Beth Camp Historical Fiction

Friday, November 06, 2015

Winter Crossings

This month's project to use NaNoWriMo to finish the draft of Rivers of Stone has meant some rethinking of the overall structure of the story and the emotional journey of my key characters. 

I've been intrigued by this process and am just now working on that winter crossing of the Rocky Mountains. Surprisingly, as I'm writing about Cat's journey from York Factory in Upper Manitoba to Fort Vancouver along the Columbia in Washington State, the story happens to be set just about now, early November. 

In the section I'm working on, it's 1846, and Cat, disguised as a young, male clerk, travels with a fur brigade over the Athabasca Pass to Boat Encampment. 

Once they've successfully reached Boat Encampment, that place where the Wood River meets the Columbia, they must have felt a tremendous sense of relief, as they were greeted by the men from Fort Vancouver, hot fires, and finally enough food to eat. 


Boat Encampment.

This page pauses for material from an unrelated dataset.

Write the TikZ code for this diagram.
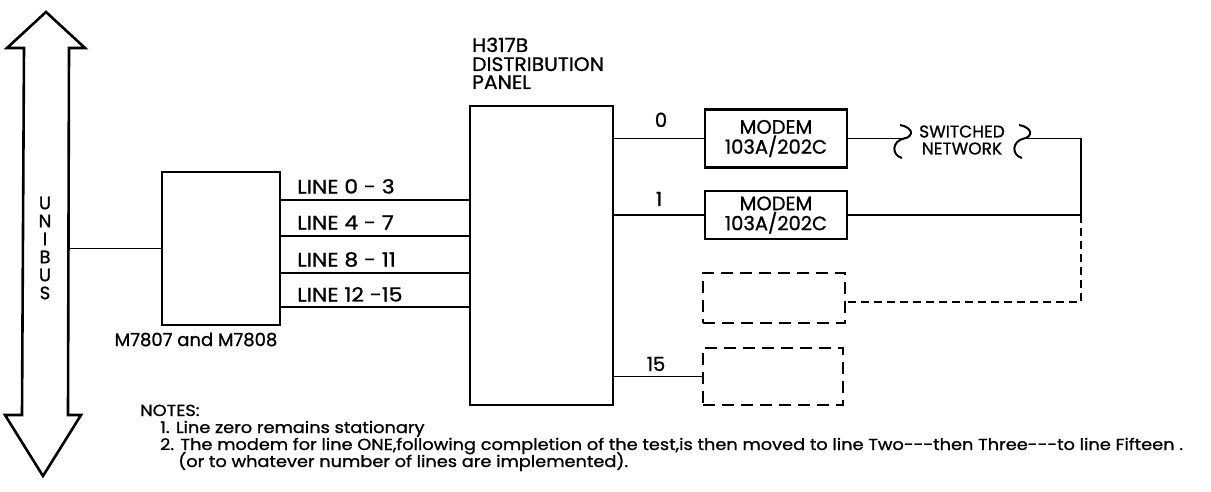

View from Fred Laing Ridge of the confluence of the Canoe (from upper left), Wood (from upper right), and Columbia (centre right) rivers in 1947 (Rey Marr, 1947 Whyte Museum of the Canadian Rockies) and in 2010 (Source: CW-201007-11-042). 

Paul Kane painted a quick sketch of the campgrounds at Boat Encampment on September 22, 1847:

'Boat Encampment' by Canadian artist Paul Kane. Painted while travelling with a HBCo fur brigade - Sept 22, 1847, Kane with canoe brigade up the Columbia River and arrived on October 10 at Boat Encampment. [near Rockies on Alberta/BC border] They waited until horse trek from Jasper arrived. Then they switched, the horse team taking over the canoes. They managed to bring all 56 horses safely and without loss to Jasper's House [Alberta]. Pinterest by RobinBodnaruk.

But a nasty, nearly 1,200 mile journey down the Columbia River awaits them, past the long series of rapids at what is now The Dalles and the notorious Big Eddy, a massive whirlpool that claimed many lives in that time when the river was the primary (and most efficient) mode of transport. Perhaps the brigade was inured to further challenges. 

But I still remember skirting a massive whirlpool when white water river-rafting on the Snake and Salmon Rivers. Our boat, just a little larger than a canoe, came within a few feet of the whirlpool, close enough for me to stare into the deep green swirling center. Our guide said if we got caught in the whirlpool, our bodies would not come up until spring. 

I do cherish that experience on these two rivers, for I learned to read the river -- which sections required portage and which V-shaped waves predicted safe journey ahead.

Yesterday, it snowed here in Spokane, just a light sprinkling to remind us that winter closes in. But in the mountains north of here, the real snow begins. I'm happy to bring Cat down out of the mountains and closer to her journey's end.